Le titre traduit est amusant aussi : « The super-cocotte and the mère Denis », qui nous fait croire que finalement, on n’est pas mauvais en anglais.
La revue Artefact. Techniques, histoire et sciences humaines propose 2 numéros thématiques par an, en ligne et en accès libre, toujours susceptibles d’intéresser designers et architectes. Les thèmes sont transversaux, par exemple le numéro 11, juin 2019, Pannes et accidents, revient sur l’histoire des techniques, du point de vue des ratés, qui n’empêchent pas le progrès. Autre exemple, le numéro 5, juin 2016, Musées éphémères, musées imaginaires, musées perdus, nourrit la culture historique et conceptuelle des muséographes et autres scénographes.
Voir la veille thématique Scénographie(s), sélection d’ouvrages et autres recommandations du Centre de documentation pour la recherche en architecture intérieure et design – école Camondo.
Dans le dernier numéro paru, l’article La super-cocotte et la mère Denis, signé Aurélie Brayet, a retenu notre attention, par l’angle choisi pour analyser des objets de l’électroménager courant de nos sociétés occidentales : le récit – et d’ailleurs, plutôt – les récits de « l’innovation ».
On avait déjà évoqué ici la mythique cocotte-minute Seb et ses campagnes de pub tellement sexistes qu’on a aujourd’hui toutes les peines du monde à croire qu’elles aient pu avoir la moindre efficacité tant elles humilient les femmes françaises, forcément mariées, forcément mères de famille et bonnes cuisinières – à conditions d’investir dans l’ustensile ménager, monsieur, pour la fête des mères -, des années 1950 et 1960.
Grâce à Aurélie Brayet, nous est rappelée l’importance du Salon des Arts Ménagers dans l’histoire du design en France, et le parcours de son fondateur, Jules-Louis Breton (1872-1940), qui créa ce salon intitulé d’abord « Salon des appareils ménagers ».

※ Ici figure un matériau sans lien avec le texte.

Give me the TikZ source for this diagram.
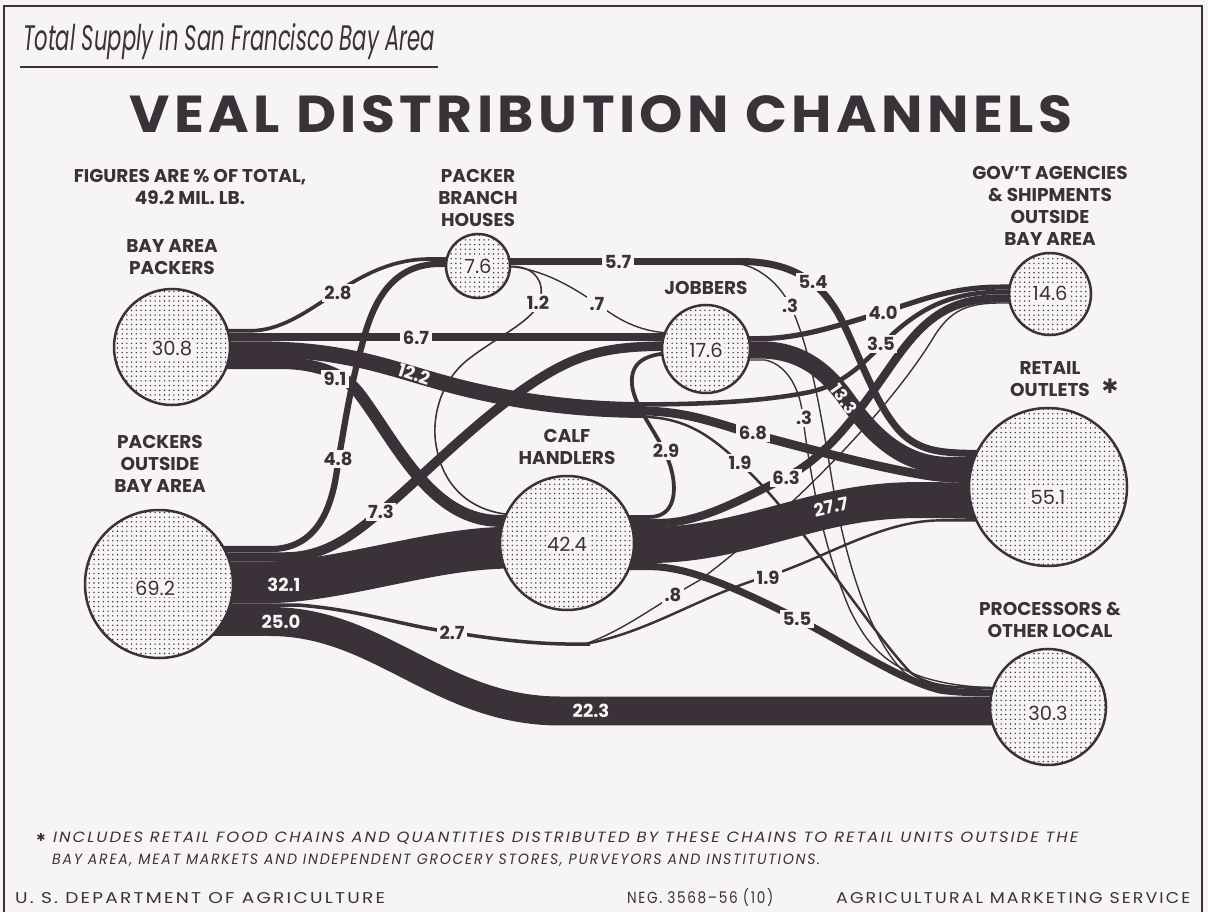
\documentclass[tikz,border=0pt]{standalone}
\usepackage{fontspec}
\setmainfont{Poppins}
\newfontfamily\djv{DejaVu Sans}
\newfontfamily\spaced[LetterSpace=12]{Poppins}
\newfontfamily\titlefont[LetterSpace=8]{Poppins}
\usetikzlibrary{patterns.meta}
\definecolor{paper}{RGB}{247,244,244}
\definecolor{ink}{RGB}{58,50,56}
\tikzset{
  band/.style={draw=ink, line width=1.3*#1pt, line cap=butt},
  thinband/.style={draw=ink, line width=1.4pt, line cap=butt},
  hub/.style={circle, draw=ink, line width=2.5pt, inner sep=0pt, preaction={fill=paper},
    pattern={Dots[distance=4.7pt, radius=0.8pt]}, pattern color=ink},
  num/.style={font=\fontsize{19.5}{21}\selectfont, text=ink, fill=paper, inner sep=1.5pt},
  capt/.style={font=\bfseries\fontsize{18.5}{22}\selectfont, text=ink, align=center},
  fl/.style={font=\bfseries\fontsize{18}{20}\selectfont, text=ink, fill=paper, inner sep=2.5pt},
  wl/.style={font=\bfseries\fontsize{18}{20}\selectfont, text=paper, inner sep=0.5pt},
  foot/.style={font=\spaced\itshape\fontsize{14}{14}\selectfont, text=ink, anchor=base west, inner sep=0pt},
  credit/.style={font=\spaced\fontsize{14}{14}\selectfont, text=ink, anchor=base west, inner sep=0pt},
}
\begin{document}
\begin{tikzpicture}[x=1pt,y=-1pt]
\useasboundingbox (0,0) rectangle (1208,912);
\fill[paper] (0,0) rectangle (1208,912);
\draw[ink, line width=2pt] (4,912) -- (4,6) -- (1202,6) -- (1202,912);

% ---- titles
\node[anchor=base west, inner sep=0pt, font=\itshape\fontsize{34}{34}\selectfont, text=ink] (sub) at (23,51) {\resizebox{412pt}{27pt}{Total Supply in San Francisco Bay Area}};
\draw[ink, line width=1.6pt] (20,67) -- (438,67);
\node[anchor=base, inner sep=0pt, font=\titlefont\bfseries\fontsize{50}{50}\selectfont, text=ink] (title) at (601,133) {\resizebox{942pt}{37pt}{VEAL DISTRIBUTION CHANNELS}};

% ---- end coordinates of the bands
\coordinate (bapA) at (172,330.8); \coordinate (bapB) at (172,337);
\coordinate (bapC) at (172,349.2); \coordinate (bapD) at (172,363.1);
\coordinate (poA) at (159,549.1); \coordinate (poB) at (159,557);
\coordinate (poC) at (159,582.6); \coordinate (poD) at (159,605.2);
\coordinate (poE) at (159,621.5);
\coordinate (pbhA) at (478,259); \coordinate (pbhB) at (478,263.9);
\coordinate (pbhC) at (478,261.5); \coordinate (pbhD) at (478,266.5);
\coordinate (pbhE) at (478,267);
\coordinate (jobA) at (706,337); \coordinate (jobB) at (706,346);
\coordinate (jobF) at (706,352.7); \coordinate (jobT) at (706,333.5);
\coordinate (jobC) at (706,338.6); \coordinate (jobD) at (706,349.9);
\coordinate (jobE) at (706,360);
\coordinate (calfT) at (567,515); \coordinate (calfA) at (567,520.9);
\coordinate (calfB) at (567,547.7);
\coordinate (calfC) at (567,516.9); \coordinate (calfD) at (567,522.9);
\coordinate (calfE) at (567,545); \coordinate (calfF) at (567,566.6);
\coordinate (govA) at (1050,287.1); \coordinate (govB) at (1050,292);
\coordinate (govC) at (1050,298.4); \coordinate (govD) at (1050,303);
\coordinate (retA) at (1048,453.5); \coordinate (retB) at (1048,465.6);
\coordinate (retC) at (1048,478.7); \coordinate (retD) at (1048,501.1);
\coordinate (retE) at (1048,520.4);
\coordinate (procT) at (1048,688); \coordinate (procB) at (1048,692.9);
\coordinate (procA) at (1048,711);
\coordinate (sp12) at (645,410); \coordinate (sp27) at (590,644);
\coordinate (sp57) at (745,261.5);

% ---- bands from Bay Area packers
\draw[band=2.8] (bapA) -- (250,330.8) .. controls (310,330.8) and (350,259) .. (430,259) -- (pbhA);
\draw[band=6.7] (bapB) -- (jobA);
\draw[band=12.2] (bapC) -- (255,349.2) .. controls (340,349.2) and (380,365) .. (440,382) .. controls (500,399) and (570,410) .. (sp12);
\draw[band=3.5] (640,404.4) .. controls (700,404.4) and (760,402) .. (810,392) .. controls (850,383) and (870,355) .. (895,332) .. controls (920,310) and (950,292) .. (1000,292) -- (govB);
\draw[band=6.8] (640,411) .. controls (690,411) and (720,425) .. (760,436) .. controls (820,452) and (880,468) .. (930,476) .. controls (950,478.7) and (965,478.7) .. (1000,478.7) -- (retC);
\draw[band=1.9] (640,416.7) .. controls (690,417) and (715,440) .. (745,468) .. controls (800,520) and (870,630) .. (910,672) .. controls (930,687) and (950,688) .. (1000,688) -- (procT);
\draw[band=9.1] (bapD) -- (280,363.1) .. controls (310,363.1) and (340,370) .. (358,392) .. controls (395,440) and (430,520.9) .. (500,520.9) -- (calfA);

% ---- bands from packers outside
\draw[band=4.8] (poA) -- (270,549.1) .. controls (310,549.1) and (330,520) .. (337,470) .. controls (345,420) and (352,380) .. (362,345) .. controls (372,305) and (390,263.9) .. (440,263.9) -- (pbhB);
\draw[band=7.3] (poB) -- (285,557) .. controls (330,557) and (360,530) .. (400,495) .. controls (450,450) and (520,380) .. (580,358) .. controls (610,347) and (640,346) .. (680,346) -- (jobB);
\draw[band=32.1] (poC) -- (260,582.6) .. controls (340,582.6) and (430,547.7) .. (510,547.7) -- (calfB);
\draw[band=2.7] (poD) -- (300,605.2) .. controls (360,610) and (400,625) .. (450,632) .. controls (500,640) and (540,645) .. (sp27);
\draw[thinband] (585,644) .. controls (625,630) and (655,605) .. (700,580) .. controls (790,512) and (890,410) .. (935,335) .. controls (950,312) and (965,303) .. (1000,303) -- (govD);
\draw[band=1.9] (585,644) .. controls (650,632) and (700,596) .. (765,577) .. controls (820,561) and (880,520.4) .. (940,520.4) -- (retE);
\draw[band=22.3] (poE) -- (270,621.5) .. controls (380,621.5) and (440,711) .. (560,711) -- (procA);

% ---- bands from packer branch houses
\draw[band=5.7] (pbhC) -- (sp57);
\draw[band=5.4] (740,261.5) .. controls (790,261.5) and (820,280) .. (840,317) .. controls (860,355) and (880,420) .. (910,440) .. controls (930,453.5) and (950,453.5) .. (1000,453.5) -- (retA);
\draw[thinband] (735,263) .. controls (760,266) and (780,285) .. (790,305) .. controls (810,345) and (822,420) .. (832,480) .. controls (845,560) and (870,640) .. (905,673) .. controls (925,687) and (945,688) .. (1000,688) -- (procT);
\draw[band=1.2] (pbhD) -- (515,266.5) .. controls (535,268) and (545,282) .. (540,300) .. controls (535,320) and (500,335) .. (470,358) .. controls (440,380) and (430,420) .. (437,450) .. controls (445,490) and (475,515) .. (520,515) -- (calfT);
\draw[thinband] (pbhE) -- (515,267) .. controls (550,272) and (580,292) .. (600,306) .. controls (620,320) and (640,333.5) .. (680,333.5) -- (jobT);

% ---- bands from jobbers
\draw[band=4.0] (jobC) -- (760,338.6) .. controls (800,338.6) and (840,325) .. (880,313) .. controls (920,301) and (950,287.1) .. (1000,287.1) -- (govA);
\draw[band=13.3] (jobD) -- (760,349.9) .. controls (800,349.9) and (825,370) .. (845,397) .. controls (870,432) and (900,465.6) .. (950,465.6) -- (retB);
\draw[thinband] (jobE) -- (765,360) .. controls (785,364) and (798,385) .. (802,410) .. controls (808,460) and (820,540) .. (850,610) .. controls (870,650) and (895,686) .. (1000,688) -- (procT);

% ---- bands from calf handlers
\draw[band=2.9] (calfC) -- (650,516.9) .. controls (675,516.9) and (678,490) .. (670,465) .. controls (660,435) and (635,410) .. (632,385) .. controls (630,362) and (645,352.7) .. (680,352.7) -- (jobF);
\draw[band=6.3] (calfD) -- (660,522.9) .. controls (700,522.9) and (740,500) .. (785,478) .. controls (830,455) and (860,410) .. (895,360) .. controls (925,318) and (950,298.4) .. (1000,298.4) -- (govC);
\draw[band=27.7] (calfE) -- (650,545) .. controls (720,545) and (780,520) .. (840,508) .. controls (900,496) and (930,501.1) .. (1000,501.1) -- (retD);
\draw[band=5.5] (calfF) -- (650,566.6) .. controls (690,566.6) and (740,590) .. (796,618) .. controls (850,646) and (900,680) .. (940,690) .. controls (960,692.9) and (980,692.9) .. (1000,692.9) -- (procB);

% ---- circles
\node[hub, minimum size=116pt] (bap) at (172,347) {};
\node[hub, minimum size=64pt] (pbh) at (478,266) {};
\node[hub, minimum size=88pt] (job) at (706,349) {};
\node[hub, minimum size=134pt] (calf) at (567,543) {};
\node[hub, minimum size=148pt] (pob) at (159,584) {};
\node[hub, minimum size=82pt] (gov) at (1050,294) {};
\node[hub, minimum size=158pt] (ret) at (1048,487) {};
\node[hub, minimum size=116pt] (proc) at (1048,707) {};

\node[num] (bapv) at (172,349) {30.8};
\node[num] (pbhv) at (478,266) {7.6};
\node[num] (jobv) at (706,350) {17.6};
\node[num] (calfv) at (567,544) {42.4};
\node[num] (pobv) at (155,588) {69.2};
\node[num] (govv) at (1050,293) {14.6};
\node[num] (retv) at (1048,497) {55.1};
\node[num] (procv) at (1048,713) {30.3};

% ---- captions
\node[capt] (capfig) at (190,187) {FIGURES ARE \% OF TOTAL,\\49.2 MIL. LB.};
\node[capt] (cappbh) at (478,198) {PACKER\\BRANCH\\HOUSES};
\node[capt] (capbap) at (172,257) {BAY AREA\\PACKERS};
\node[capt] (capjob) at (706,288) {JOBBERS};
\node[capt] (capcalf) at (567,447) {CALF\\HANDLERS};
\node[capt] (cappob) at (160,464) {PACKERS\\OUTSIDE\\BAY AREA};
\node[capt] (capgov) at (1050,206) {GOV'T AGENCIES\\\& SHIPMENTS\\OUTSIDE\\BAY AREA};
\node[capt] (capret) at (1050,379) {RETAIL\\OUTLETS};
\node[font=\djv\fontsize{20}{20}\selectfont, text=ink] (star) at (1110,386) {✱};
\node[capt] (capproc) at (1050,620) {PROCESSORS \&\\OTHER LOCAL};

% ---- flow labels
\node[fl] (l28) at (338,293) {2.8};
\node[fl] (l67) at (416,338) {6.7};
\node[fl] (l91) at (335,379) {9.1};
\node[fl] (l48) at (338,459) {4.8};
\node[fl] (l73) at (381,512) {7.3};
\node[fl] (l57) at (618,262) {5.7};
\node[fl] (l12) at (538,303) {1.2};
\node[fl] (l07) at (597,304) {.7};
\node[fl] (l54) at (813,282) {5.4};
\node[fl] (l03a) at (790,306) {.3};
\node[fl] (l40) at (883,313) {4.0};
\node[fl] (l35) at (881,344) {3.5};
\node[fl] (l03b) at (804,418) {.3};
\node[fl] (l68) at (753,433) {6.8};
\node[fl] (l29) at (666,451) {2.9};
\node[fl] (l19a) at (740,463) {1.9};
\node[fl] (l63) at (786,478) {6.3};
\node[fl] (l08) at (673,595) {.8};
\node[fl] (l19b) at (768,578) {1.9};
\node[fl] (l27) at (452,633) {2.7};
\node[fl] (l55) at (797,619) {5.5};
\node[wl, rotate=-18] (l122) at (414,374) {12.2};
\node[wl, rotate=-55, font=\bfseries\fontsize{17}{18}\selectfont] (l133) at (844,399) {13.3};
\node[wl, rotate=12] (l277) at (831,507) {27.7};
\node[wl] (l321) at (284,585) {32.1};
\node[wl] (l250) at (281,622) {25.0};
\node[wl] (l223) at (591,711) {22.3};

% ---- footnote and credits
\node[font=\djv\fontsize{11}{11}\selectfont, text=ink] (fnstar) at (41,837) {✱};
\node[foot] (fn1) at (53,842) {\resizebox{1025pt}{10.5pt}{INCLUDES RETAIL FOOD CHAINS AND QUANTITIES DISTRIBUTED BY THESE CHAINS TO RETAIL UNITS OUTSIDE THE}};
\node[foot] (fn2) at (52,864) {\resizebox{768pt}{10.5pt}{BAY AREA, MEAT MARKETS AND INDEPENDENT GROCERY STORES, PURVEYORS AND INSTITUTIONS.}};
\node[credit] (usda) at (15,903) {\resizebox{370pt}{11pt}{U. S. DEPARTMENT OF AGRICULTURE}};
\node[credit] (neg) at (627,903) {\resizebox{146pt}{15pt}{NEG. 3568–56 (10)}};
\node[credit] (ams) at (836,903) {\resizebox{354pt}{11pt}{AGRICULTURAL MARKETING SERVICE}};
\end{tikzpicture}
\end{document}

Cette évolution sémantique dit bien la montée en puissance et en image qualitative du design industriel, élevé au rang des beaux-arts.
Jules-Louis Breton était aussi inventeur, et a dirigé l’Office national des recherches scientifiques industrielles et des inventions (ONRSI), de sa création en 1922, jusqu’en 1938. L’ONRSI mutera plus tard en… CNRS ! nous dit l’auteur. Lorsqu’on sait que le Salon des arts ménagers se donnait pour mission, notamment, de donner une vision appliquée de la technique, on n’est pas loin d’oser le raccourci en affirmant que d’un salon du presse-purée, on a fait un centre national de la recherche scientifique ! Marrant.
L’article, qui prend place dans un numéro thématique sur l’innovation, rappelle la définition du mot, donnée par Flaubert dans son Dictionnaire des idées reçues : « Innovation. Toujours dangereuse ».
Enfin, l’évocation de la mère Denis n’est pas le moindre intérêt de l’article, lorsqu’il est rappelé son parcours : garde-barrière sur la ligne Carentan-Carteret, veuve et sans ressource en 1944, elle devient lavandière, et, nous sommes ici en mesure d’ajouter un scoop que nous croyons inédit : elle sera, avant de devenir une Vedette (qu’est-ce qu’on rigole), femme de ménage de l’école primaire de Saint-Hymer, dans le Calvados, dont le directeur et instituteur de la classe unique s’appelait Henri Ehrhart.
Lisez « La super-cocotte et la mère Denis », ça vous fera du bien de lire un petit peu, ça c’est sûr. Joyeux bon été, rdv à la rentrée, septembre 2022.